In the same way, putting Miis in Super Mario Brothers is like putting Adam West’s “Batman” into M*A*S*H. The show would become an abomination.

The reason why Miis work is because they are not Mario. The Wii Sports audience is not someone who looks at video games as a form of escape. Putting Mario in Wii Sports would not work (as those who suffered through countless Mario sports games will attest). The reason why Miis can work in Mario Kart is that Mario Kart is not used as a form of an escapist adventure despite the fantastical tracks. Mario Kart is very sports-like.

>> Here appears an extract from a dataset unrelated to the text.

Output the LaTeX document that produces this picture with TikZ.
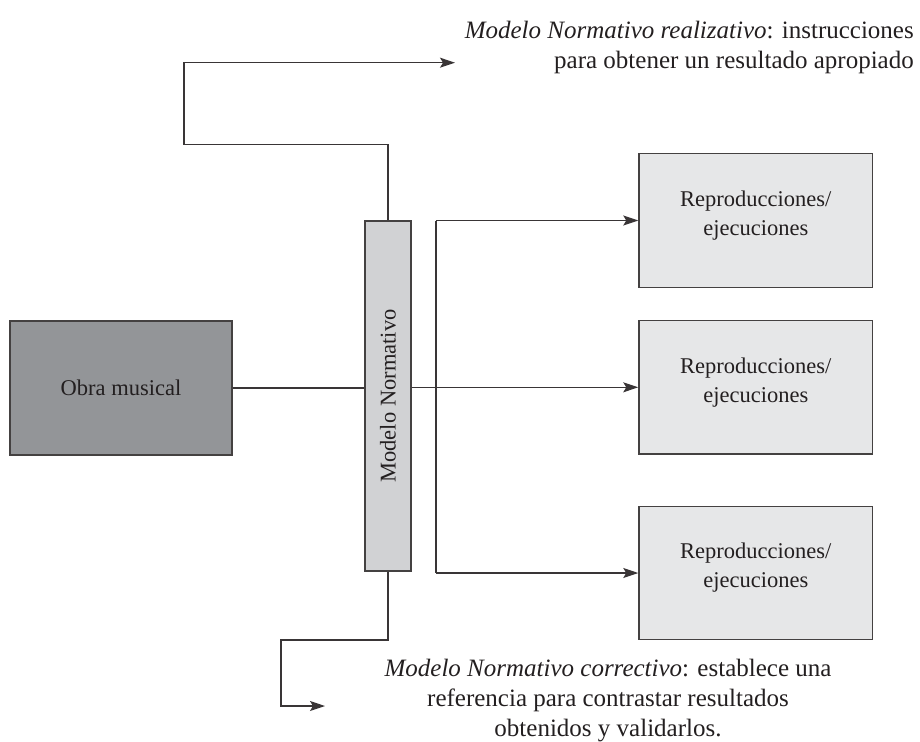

Super Mario Brothers is an action game but is also an adventure. It is not just about jumping on Goombas but is going traveling across a map to a destination. Even in the original Super Mario Brothers and even Doki Doki Panic, the levels were constructed to give the sense of adventure. 1-1 you are on the surface. 1-2 you are underground. 1-3 you are in the sky. 1-4 you are in a castle. These are not levels floating out in an ether with no connection to each other. They were snapshots of lands where, placed together in the mind’s eye, is what we call the Mushroom Kingdom. What happened when you beat 1-1? The game showed you entering a pipe that took you underworld to 1-2. Mario does not ‘magically’ disappear and reappear there. And at the start of every new world, it shows Mario leaving the previous castle behind. Even the original Super Mario Brothers shows a more connected world than the modern Mario games.

The Miis in Super Mario Brothers are not only absurd, it signals that Nintendo has no plans on making Super Mario Brothers Mii an adventure through a coherent universe. This is extremely important because it was the coherent universes of Super Mario Brothers 1, 2, 3 and 4 that created the soil for plants like Super Mario Kart, Paper Mario, Super Mario RPG, all the Mario sports games, and 3d Mario to grow. I remember when Mario 3 and 4 came out of what an impact they had precisely because they fleshed out Mushroom Land more.

Nintendo is very protective of its characters such as Mario so they are not misused. But Mario is not the substance of the Mario Franchise. Mushroom Land is the substance of the Mario Franchise. 3d Mario gets away with doing nonsensical things with Mushroom Land (like turn it into a broken apart universe in the Galaxy games) because no one ever associates 3d Mario as the main Super Mario Brothers games. 3d Mario has always been seen as a spin-off series like Paper Mario or Super Mario Kart.

I have no interest in Super Mario 3DS for the obvious reasons. But I have no interest in Super Mario Mii for the reasons stated above. It is not coming across as a Super Mario Brothers game but as third party shovelware product. If this is what Nintendo wants to do with 2d Mario, then they might as well license it to third parties. The end result would be the same.